To celebrate the 50th anniversary of William Penn’s Charter of Privileges — the forerunner of America’s Bill of Rights — the colonial Assembly of Pennsylvania approved the purchase of a great bell for the statehouse, which is today known as Independence Hall.
In 1751, Quakers still formed the majority of the Assembly, and its speaker chose the inscription from Leviticus 25:10, which begins “Ye shall hallow the fiftieth year, and proclaim liberty throughout all the land” in its King James translation.
The bell itself was widely known as the Great Quaker Bell until July 8, 1776, when it was rung to celebrate the adoption of the Declaration of Independence and became known as the Liberty Bell.

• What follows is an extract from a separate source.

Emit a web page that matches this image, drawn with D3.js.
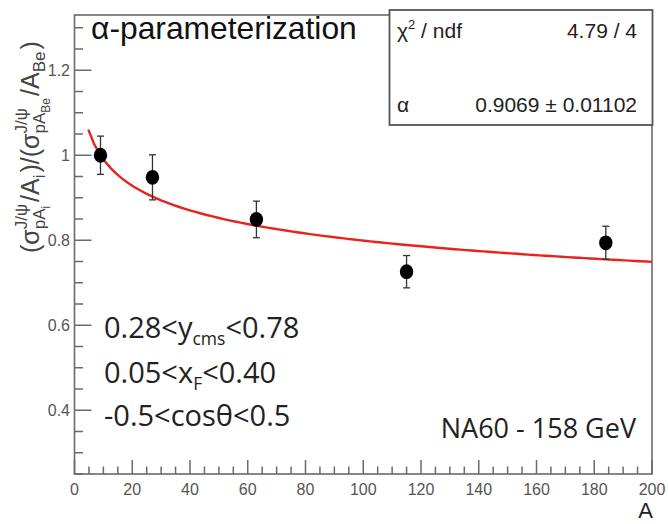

Here is Everett Fox’s translation of the text:
You are to hallow the year, the fiftieth year,
proclaiming freedom throughout the land and to all its inhabitants;
it shall be a Homebringing for you,
you are to return, each-man to his holding,
each-man to his clan you are to return.
This, the jubilee year, introduces a revolutionary concept of redistributing all the land’s wealth every 50 years. Likewise, Penn’s Charter was a revolutionary recognition of the rights of individual conscience. And the event celebrated on this day honors a third revolution in human society. All, to be hallowed.